Kroah-Hartman最后回到了他的action list里,他认为我们应该真的需要忽略CVE了,不过他又加了一条第四条:把我们一直在用的机制要改个名字推广开来。
Questions
Dmitry Vyukov首先问stable kernel发行版测试是否充分,每个stable release版本都修复了很多问题,如何彻底测试?Kroah-Hartman回答说kernel里面肯定有太多bug了,stable release利用了很多人的努力来减少质量回退(regression),他生成stable kernel上新加的patch里只有0.01%的patch导致了regression。
Vyukov说他的syzkaller test里面发现的bug,并没有人增加任何针对性的test。那么社区怎么能避免regression呢?回答是我们确实需要增加更多测试。
编者在会议中质疑这个0.01%数字,因为几年前的一次分析看下来regression patch大概是2%左右的比例。Kroah-Hartman说这个数字来自Chrome OS team,他们在统计"noticeable regressions"。

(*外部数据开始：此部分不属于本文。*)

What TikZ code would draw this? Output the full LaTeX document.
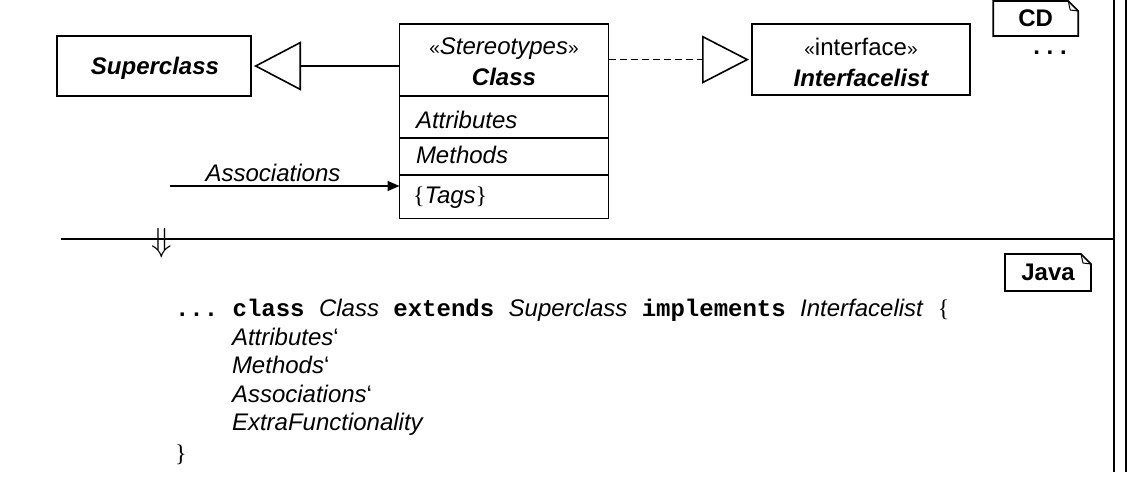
\documentclass[tikz,border=0pt]{standalone}
\usepackage{fontspec}
\setmainfont{Liberation Sans}
\setmonofont{Liberation Mono}
\newfontfamily\bracefont{Liberation Serif}
\usetikzlibrary{arrows.meta}
\tikzset{
  every node/.style={inner sep=0pt, outer sep=0pt, font=\fontsize{24}{28}\selectfont},
  box/.style={draw, line width=1.6pt},
  tagbox/.style={font=\fontsize{24}{28}\selectfont\bfseries},
  line/.style={line width=1.6pt},
  gen/.style={line, -{Triangle[open, length=47pt, width=49pt, line width=1.6pt]}},
  real/.style={line, dash pattern=on 7pt off 4pt, -{Triangle[open, length=47pt, width=48pt, line width=1.6pt]}},
  assoc/.style={line, -{Triangle[length=12pt, width=10pt]}},
  codeln/.style={anchor=base west},
}
\newcommand{\gq}[1]{{\fontsize{19}{22}\selectfont #1}}
\begin{document}
\begin{tikzpicture}[x=1pt, y=-1pt]
\useasboundingbox[fill=white] (0,0) rectangle (1130,500);

% Superclass
\node[box, minimum width=194pt, minimum height=60pt] (sup) at (154,66) {};
\node[anchor=base] (suptxt) at (155,74.5) {\bfseries\itshape Superclass};

% Class box
\node[box, minimum width=209pt, minimum height=194pt] (cls) at (504,121.3) {};
\draw[line] (cls.west |- 0,96) -- (cls.east |- 0,96);
\draw[line] (cls.west |- 0,138) -- (cls.east |- 0,138);
\draw[line] (cls.west |- 0,175) -- (cls.east |- 0,175);
\node[anchor=base] (st) at (504,55) {\gq{«}\textit{Stereotypes}\gq{»}};
\node[anchor=base] (cn) at (504,85.5) {\bfseries\itshape Class};
\node[anchor=base west] (att) at (416,129) {\itshape Attributes};
\node[anchor=base west] (meth) at (416,164) {\itshape Methods};
\node[anchor=base west] (tags) at (413,204) {{\bracefont\{}\textit{Tags}{\bracefont\}}};

% Interface box
\node[box, minimum width=218pt, minimum height=71pt] (iface) at (861,59.6) {};
\node[anchor=base] (itst) at (861,55.5) {\gq{«}interface\gq{»}};
\node[anchor=base] (itn) at (861,86.5) {\bfseries\itshape Interfacelist};

% connectors
\draw[gen] (sup.east -| cls.west) -- ([xshift=3pt]sup.east);
\draw[real] (iface.west -| cls.east) -- ([xshift=-3pt]iface.west);
\coordinate (as0) at (170,186);
\draw[assoc] (as0) -- (as0 -| cls.west);
\node[anchor=base] (aslbl) at (273,181.5) {\itshape Associations};

% CD tag
\node[tagbox, minimum width=85pt, minimum height=35pt] (cd) at (1035.7,18.5) {CD};
\draw[line] (cd.south west) -- (cd.north west) -- ([xshift=-10pt]cd.north east)
  -- ([yshift=-10pt]cd.north east) -- (cd.south east) -- cycle;
\draw[line width=1pt] ([xshift=-10pt]cd.north east) -- ++(2,9) -- ([yshift=-10pt]cd.north east);
\node[anchor=base] (dots) at (1050,55) {\bfseries .\ .\ .};

% frame lines
\draw[line] (1114,0) -- (1114,472);
\draw[line] (1126,0) -- (1126,472);
\draw[line] (60.7,239) -- (1114,239);
\node (down) at (162,243) {\scalebox{1.35}{$\Downarrow$}};

% Java tag
\node[tagbox, minimum width=86pt, minimum height=37pt] (java) at (1048,272.5) {Java};
\draw[line] (java.south west) -- (java.north west) -- ([xshift=-10pt]java.north east)
  -- ([yshift=-10pt]java.north east) -- (java.south east) -- cycle;
\draw[line width=1pt] ([xshift=-10pt]java.north east) -- ++(2,9) -- ([yshift=-10pt]java.north east);

% code
\node[codeln] (l1) at (175,316) {{\ttfamily\bfseries ... class }\textit{Class}{\ttfamily\bfseries{} extends }\textit{Superclass}{\ttfamily\bfseries{} implements }\textit{Interfacelist}\hspace{14pt}{\bracefont\{}};
\node[codeln] (l2) at (232,345) {\textit{Attributes}‘};
\node[codeln] (l3) at (232,373.5) {\textit{Methods}‘};
\node[codeln] (l4) at (232,402) {\textit{Associations}‘};
\node[codeln] (l5) at (232,430.5) {\textit{ExtraFunctionality}};
\node[codeln] (l6) at (175,461) {\bracefont\}};
\end{tikzpicture}
\end{document}
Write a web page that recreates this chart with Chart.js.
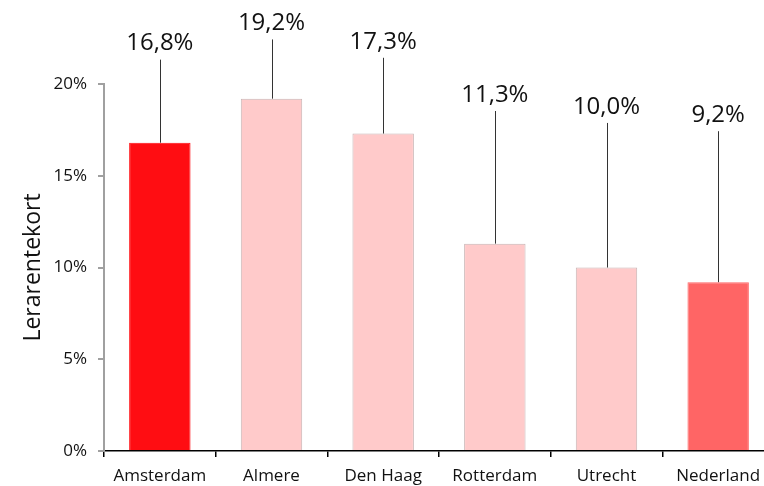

最后一个问题是关于那些被供应商不再提供新升级kernel的用户。他们该怎么办?Kroah-Hartman也认为这确实是一个问题。这些供应商可能会在kernel代码里加上三百万行代码,所以他们运行的其实是一个准Linux系统(Linux-like system)。他的回答是应该强制这些供应商来把代码推送到upstream kernel,也就是客户需要来推动。以Sony为例,他们就一直坚持他们的供应商必须得把代码放到mainline kernel。很多年前我们在服务器领域就是这么解决问题的,现在也是解决目前问题的有效方法。